ROANOKE TIMES

                         Roanoke Times
                 Copyright (c) 1995, Landmark Communications, Inc.

DATE: MONDAY, March 8, 1993                   TAG: 9303080118
SECTION: VIRGINIA                    PAGE: A1   EDITION: STATE 
SOURCE: DWAYNE YANCEY STAFF WRITER
DATELINE:                                 LENGTH: Medium


BY THE NUMBERS, IT'S ALL BUT OVER FOR UPDIKE CANDIDACY

Bedford County prosecutor Jim Updike is close to being mathematically eliminated from his race for attorney general even before Virginia Democrats select the first convention delegate.

That's because Updike's shoestring campaign, in an organizational rout over the weekend, simply failed to round up supporters to run as delegates on his behalf in many localities across the state.

As a result, Arlington lawyer Bill Dolan claimed Sunday he will win at least 1,490 convention delegates by default - just 261 short of the 1,751 it takes to win the nomination.

And the number of delegates Dolan wins by default could go even higher today, when the deadline for each campaign to file its list of supporters seeking election as convention delegates expires in 93 more localities. At stake there are a total of 1,249 delegates to the May convention.

Updike campaign manager Billy Sublett downplayed Updike's inability to file prospective delegates, charging the deadline to file prospective deadline had been marred by procedural mix-ups that kept Updike from getting his people on the ballot in some localities.

Sublett hinted that the Updike campaign might file challenges to force the party to extend the deadline, and so the big number of Dolan delegates running uncontested didn't mean much.

"These are a couple guys at the edge of the herd trying to create a stampede," he said.

But that's not the way the numbers were seen by many party leaders across the state.

"It's essentially over," said 2nd Congressional District Chairman Ken Geroe of Virginia Beach.

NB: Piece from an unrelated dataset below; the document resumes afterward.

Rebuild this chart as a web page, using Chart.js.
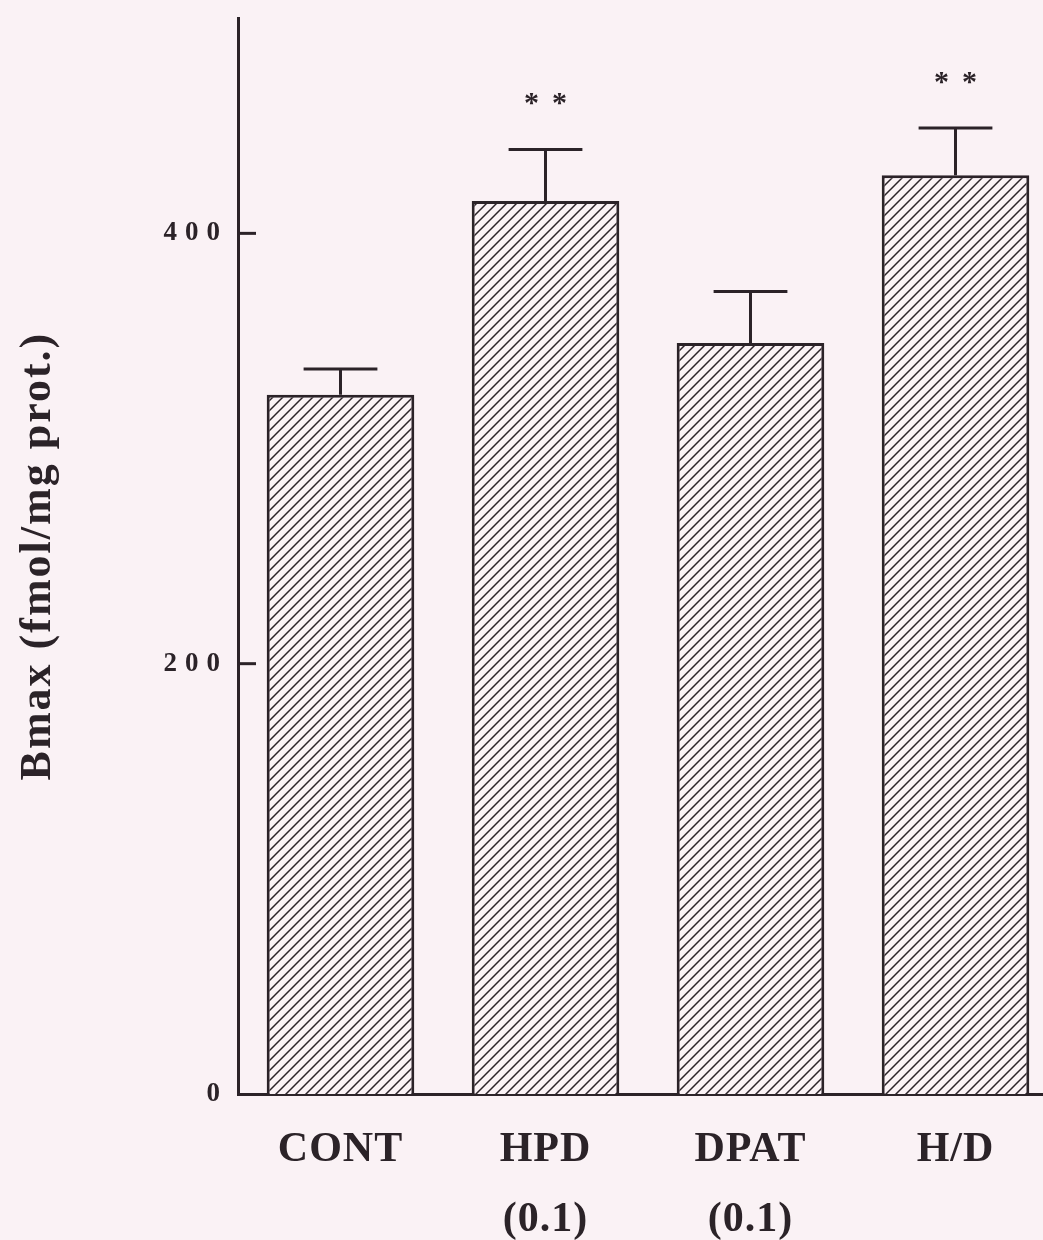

He called on Updike to withdraw to avoid further humiliation. "What's the point of continuing? If it's not a [mathematical] certainty now, it damn well will be Tuesday."

The mass meetings to select those convention delegates don't start until Saturday, but the deadline for both Updike and Dolan to file the list of their supporters seeking election as convention delegates expired in many localities over the weekend.

Usually, that filing deadline is a formality of interest only to party insiders. But Updike, in a development that stunned some Dolan strategists, could only produce a relative handful of names outside his base in Western Virginia.

State party headquarters said official tallies probably won't be available until Tuesday. But Dolan's campaign gave these numbers, which were confirmed by spot checks in key localities:

So far, the deadline has passed for people to file for the 2,251 delegate slots available from 47 mostly urban localities in Northern Virginia, Richmond, Tidewater and the Roanoke Valley. Dolan has filed the names of 2,011 supporters to run as delegates on his behalf; Updike only 413.

Another 203 prospective delegates not committed to either candidate have also filed to win election in the upcoming mass meetings.

By Dolan's count, that means 1,490 delegates pledged to him are running unopposed and guaranteed of election.

From the beginning, Updike had conceded he was an underdog against the well-known and well-financed Dolan. But his strategists had claimed they were mounting a "guerrilla campaign" that would bypass party leaders and round up support from labor unions. But that support from unions apparently didn't materialize.

In some ways, even Updike's paltry figure is inflated. In Hampton Roads, many of the people who filed to run as delegates for him apparently were recruited not by the Updike campaign, but the organization of political extremist Lyndon LaRouche.

But Sublett, Updike's campaign manager, claimed the Updike campaign tried to file some delegates on its own in Norfolk, but missed the deadline. "We will challenge that," he vowed.

However, he conceded it was hard for Updike, with his late start and little name recognition, to mount a strong challenge to Dolan in the state's urban corridor. He predicted Updike would show more organizational strength in rural areas, where most of the filing deadlines don't expire until today.